## You’d think they’d make it easier

I am often in need of the separate components of regression function. For instance, differences in utility functions can be easily measured by comparing the exponents of a the functions’ power regressions. Excel can calculate the power regression and place the line on a chart. For some reason though, they did not give an easy way to get that data in a formula. If I felt like programming my own functions I imagine =powreg(x’s,y’s,[desiredDataToReturn]) would definitely be in there. Since it’s not I’m usually forced to go to Google. Unfortunately this appears to not be to wide-spread of a problem, or any easy solution exists that I am not aware of, because I am always at a loss even after a Google search. Of course Excel help is useless. They can’t bother to document that functions have more uses than they appear (=ln() is also an array function? I guess you need to buy a book to learn these things).

At first I was forced to look up and convert the power law equations into an Excel function. If you are looking for practice with Excel, have fun; here’s the equation for the exponent in a power function:

Just kidding. Here’s the formula: =(count(x array)*sum(ln(x array)*ln(y array))-sum(ln(x array)*sum(ln(y array))/(count(x array)*sum(power(ln(x array),2))-power(sum(ln(x array),2)). Then hit CTRL+Shift+Enter NOT just enter. Quick explanation, ctrl+shift+enter enters the sums and natural logs as array functions which is how it calculates x_{i} instead of just x. You can check the result against a trendline inserted in a chart.

Since that way is really no fun and typing that out (or even now copy and pasting and then editing the arrays) is excruciating, I decided to see what else Excel has to offer. The =linest() function looks like it’s no help at first since it only does a straight line regressions, but then I thought, “What if I just change the space the regression is playing in?” To skip some 12th grade calculus (I really don’t even know if what I’m doing is calculus), I’ll simply say a linear regression of on a log scale is a power regression in the linear scale. Simply put take the natural log of all your coordinates when plugging them into your formula.

=linest(ln(x array),ln(y array),false,false)

This formula gives you a power regression where =linest(x array, y array, false,false) gives you the linear regression. If you want the exponent, you could do the ctrl+shift+enter approach I mentioned above, but if you like using Excel arrays in a more user-friendly format, use the =index() function. The exponent is the first index (or 0 since it’s a 0-based array) and the coefficient is the second index.

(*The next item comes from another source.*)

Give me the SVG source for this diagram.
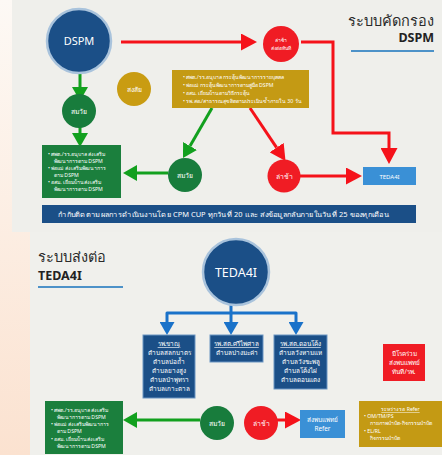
<svg xmlns="http://www.w3.org/2000/svg" width="442" height="455" viewBox="0 0 442 455">
<style>
text{font-family:"Noto Sans","DejaVu Sans",sans-serif;fill:#fff}
.t{font-size:5.2px}
.s{font-size:6.8px;text-anchor:middle}
.b{font-size:6.4px;text-anchor:middle}
.c{text-anchor:middle}
.ttl{fill:#2a2a2a;font-size:14.5px}
.ttlb{fill:#222;font-size:12.5px;font-weight:bold}
.red{stroke:#f5121a;stroke-width:3;fill:none}
.grn{stroke:#12a01e;stroke-width:3;fill:none}
.blu{stroke:#1a72c9;stroke-width:3;fill:none;stroke-linejoin:round}
</style>
<defs>
<linearGradient id="bg" x1="0" y1="0" x2="0" y2="1">
<stop offset="0" stop-color="#fdf9f5"/>
<stop offset="1" stop-color="#fbe2d0"/>
</linearGradient>
<marker id="ar" markerUnits="userSpaceOnUse" markerWidth="16" markerHeight="17" refX="0" refY="8.5" orient="auto" viewBox="0 0 16 17"><path d="M0,0 L16,8.5 L0,17 z" fill="#f5121a"/></marker>
<marker id="ag" markerUnits="userSpaceOnUse" markerWidth="14" markerHeight="16" refX="0" refY="8" orient="auto" viewBox="0 0 14 16"><path d="M0,0 L14,8 L0,16 z" fill="#12a01e"/></marker>
<marker id="ab" markerUnits="userSpaceOnUse" markerWidth="13" markerHeight="15" refX="0" refY="7.5" orient="auto" viewBox="0 0 13 15"><path d="M0,0 L13,7.5 L0,15 z" fill="#1a72c9"/></marker>
</defs>
<rect x="0" y="0" width="442" height="455" fill="url(#bg)"/>
<rect x="12" y="0" width="430" height="232" fill="#efefeb"/>
<rect x="30" y="232" width="412" height="223" fill="#f0f0ec"/>

<g id="title-top">
<text class="ttl" x="434" y="26" text-anchor="end">ระบบคัดกรอง</text>
<text class="ttlb" x="434" y="42" text-anchor="end">DSPM</text>
<line x1="351" y1="51" x2="434" y2="51" stroke="#4d92c8" stroke-width="2"/>
</g>

<g id="connectors">
<path class="red" d="M121,42 H241" marker-end="url(#ar)"/>
<path class="red" d="M301,42 H333 V133 H389 V148" marker-end="url(#ar)"/>
<path class="red" d="M250,108 L276.6,147.6" marker-end="url(#ar)"/>
<path class="red" d="M300,176 H346" marker-end="url(#ar)"/>
<path class="grn" d="M80,73 V87" marker-end="url(#ag)"/>
<path class="grn" d="M80,127 V133" marker-end="url(#ag)"/>
<path class="grn" d="M212,108 L190,146" marker-end="url(#ag)"/>
<path class="grn" d="M168,173 H137" marker-end="url(#ag)"/>
<path class="blu" d="M231,305 V313 H167 V322" marker-end="url(#ab)"/>
<path class="blu" d="M231,313 H296 V322" marker-end="url(#ab)"/>
<path class="blu" d="M231,313 V322" marker-end="url(#ab)"/>
<path class="grn" d="M200,420 H137" marker-end="url(#ag)"/>
<path class="red" d="M277,420 H285" marker-end="url(#ar)"/>
</g>

<g id="dspm">
<circle cx="79" cy="41" r="32" fill="#1b4f87" stroke="#a9c3dc" stroke-width="2.5"/>
<text class="c" x="79" y="45" font-size="11">DSPM</text>
</g>
<g id="delay-top">
<circle cx="281" cy="44" r="18" fill="#f01c24"/>
<text class="c" x="281" y="42" font-size="5">ล่าช้า</text>
<text class="c" x="281" y="50" font-size="5">ส่งต่อทันที</text>
</g>
<g id="suspect">
<circle cx="134" cy="89" r="17" fill="#c99c12"/>
<text class="s" x="134" y="92">สงสัย</text>
</g>
<g id="gold-top">
<rect x="172" y="70" width="137" height="38" fill="#c49a14"/>
<text class="t" x="183" y="79">•  ศพด./รร.อนุบาล กระตุ้นพัฒนาการรายบุคคล</text>
<text class="t" x="183" y="87">•  พ่อแม่ กระตุ้นพัฒนาการตามคู่มือ DSPM</text>
<text class="t" x="183" y="95">•  อสม. เยี่ยมบ้านตามวิธีกระตุ้น</text>
<text class="t" x="183" y="103">•  รพ.สต./สาธารณสุขติดตามประเมินซ้ำภายใน 30 วัน</text>
</g>
<g id="normal-1">
<circle cx="79" cy="111" r="17" fill="#187c3c"/>
<text class="s" x="79" y="114">สมวัย</text>
</g>
<g id="green-top">
<rect x="42" y="145" width="79" height="53" fill="#1b7f3d"/>
<text class="t" x="48" y="156">•  ศพด./รร.อนุบาล ส่งเสริม</text>
<text class="t" x="54" y="163">พัฒนาการตาม DSPM</text>
<text class="t" x="48" y="170">•  พ่อแม่ ส่งเสริมพัฒนาการ</text>
<text class="t" x="54" y="177">ตาม DSPM</text>
<text class="t" x="48" y="184">•  อสม. เยี่ยมบ้านส่งเสริม</text>
<text class="t" x="54" y="191">พัฒนาการตาม DSPM</text>
</g>
<g id="normal-2">
<circle cx="185" cy="175" r="17" fill="#187c3c"/>
<text class="s" x="185" y="178">สมวัย</text>
</g>
<g id="delay-2">
<circle cx="284" cy="176" r="16.5" fill="#f01c24"/>
<text class="s" x="284" y="179">ล่าช้า</text>
</g>
<g id="teda-box">
<rect x="363" y="167" width="53" height="18" fill="#3a90d6"/>
<text class="c" x="389.5" y="178.5" font-size="6">TEDA4I</text>
</g>
<g id="banner">
<rect x="42" y="205" width="374" height="18" fill="#1b4f87"/>
<text class="c" x="223.5" y="216.5" font-size="7" textLength="331" lengthAdjust="spacingAndGlyphs">กำกับติดตามผลการดำเนินงานโดย CPM CUP ทุกวันที่ 20 และ ส่งข้อมูลกลับภายในวันที่ 25 ของทุกเดือน</text>
</g>

<g id="title-bottom">
<text class="ttl" x="38" y="262">ระบบส่งต่อ</text>
<text class="ttlb" x="38" y="280">TEDA4I</text>
<line x1="38" y1="287" x2="123" y2="287" stroke="#4d92c8" stroke-width="2"/>
</g>
<g id="teda">
<circle cx="236" cy="272" r="33" fill="#1b4f87" stroke="#a9c3dc" stroke-width="2.5"/>
<text class="c" x="236" y="277" font-size="12.5">TEDA4I</text>
</g>
<g id="h-khanu">
<rect x="143" y="335" width="52" height="63" fill="#1b4f87" stroke="#6b95c2" stroke-width="1"/>
<text class="b" x="169" y="346" text-decoration="underline">รพ.ขาณุ</text>
<text class="b" x="169" y="355">ตำบลสลกบาตร</text>
<text class="b" x="169" y="364">ตำบลบ่อถ้ำ</text>
<text class="b" x="169" y="373">ตำบลยางสูง</text>
<text class="b" x="169" y="382">ตำบลป่าพุทรา</text>
<text class="b" x="169" y="391">ตำบลเกาะตาล</text>
</g>
<g id="h-sri">
<rect x="210" y="335" width="53" height="27" fill="#1b4f87" stroke="#6b95c2" stroke-width="1"/>
<text class="b" x="236.5" y="346" text-decoration="underline">รพ.สต.ศรีไพศาล</text>
<text class="b" x="236.5" y="355">ตำบลปางมะค่า</text>
</g>
<g id="h-don">
<rect x="274" y="335" width="53" height="54" fill="#1b4f87" stroke="#6b95c2" stroke-width="1"/>
<text class="b" x="300.5" y="346" text-decoration="underline">รพ.สต.ดอนโค้ง</text>
<text class="b" x="300.5" y="355">ตำบลวังหามแห</text>
<text class="b" x="300.5" y="364">ตำบลวังชะพลู</text>
<text class="b" x="300.5" y="373">ตำบลโค้งไผ่</text>
<text class="b" x="300.5" y="382">ตำบลดอนแตง</text>
</g>
<g id="comorbid">
<rect x="383" y="344" width="42" height="37" fill="#f01c24"/>
<text class="b" x="404" y="356">มีโรคร่วม</text>
<text class="b" x="404" y="365">ส่งพบแพทย์</text>
<text class="b" x="404" y="374">ทันที/รพ.</text>
</g>
<g id="green-bottom">
<rect x="45" y="401" width="78" height="53" fill="#1b7f3d"/>
<text class="t" x="51" y="412">•  ศพด./รร.อนุบาล ส่งเสริม</text>
<text class="t" x="57" y="419">พัฒนาการตาม DSPM</text>
<text class="t" x="51" y="426">•  พ่อแม่ ส่งเสริมพัฒนาการ</text>
<text class="t" x="57" y="433">ตาม DSPM</text>
<text class="t" x="51" y="441">•  อสม. เยี่ยมบ้านส่งเสริม</text>
<text class="t" x="57" y="448">พัฒนาการตาม DSPM</text>
</g>
<g id="normal-3">
<circle cx="217" cy="423" r="17" fill="#187c3c"/>
<text class="s" x="217" y="426">สมวัย</text>
</g>
<g id="delay-3">
<circle cx="261" cy="423" r="17" fill="#f01c24"/>
<text class="s" x="261" y="426">ล่าช้า</text>
</g>
<g id="refer">
<rect x="300" y="410" width="45" height="28" fill="#3a90d6"/>
<text class="b" x="322.5" y="422">ส่งพบแพทย์</text>
<text class="b" x="322.5" y="431">Refer</text>
</g>
<g id="gold-bottom">
<rect x="359" y="401" width="83" height="46" fill="#c49a14"/>
<text class="t" x="400.5" y="411" text-anchor="middle" text-decoration="underline">ระหว่างรอ Refer</text>
<text class="t" x="364" y="418">•  OM/TM/PS</text>
<text class="t" x="370" y="425">กายภาพบำบัด-กิจกรรมบำบัด</text>
<text class="t" x="364" y="433">•  EL/RL</text>
<text class="t" x="370" y="440">กิจกรรมบำบัด</text>
</g>
</svg>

=index(linest(ln(x array),ln(y array),false,false),0)

This gives you the exponent. Below is the coefficient. You have to inverse the coefficient (take it out of the log scale and back to the linear scale) first though.

=exp(index(linest(ln(x array),ln(y array),false,false),1)

Easy enough. I suppose programming a separate formula for this and every other regression style is superfluous, but why couldn’t Microsoft just put this in their Help document. It literally adds maybe 2 lines, as opposed to the 100 lines you’ve read here if you go this far.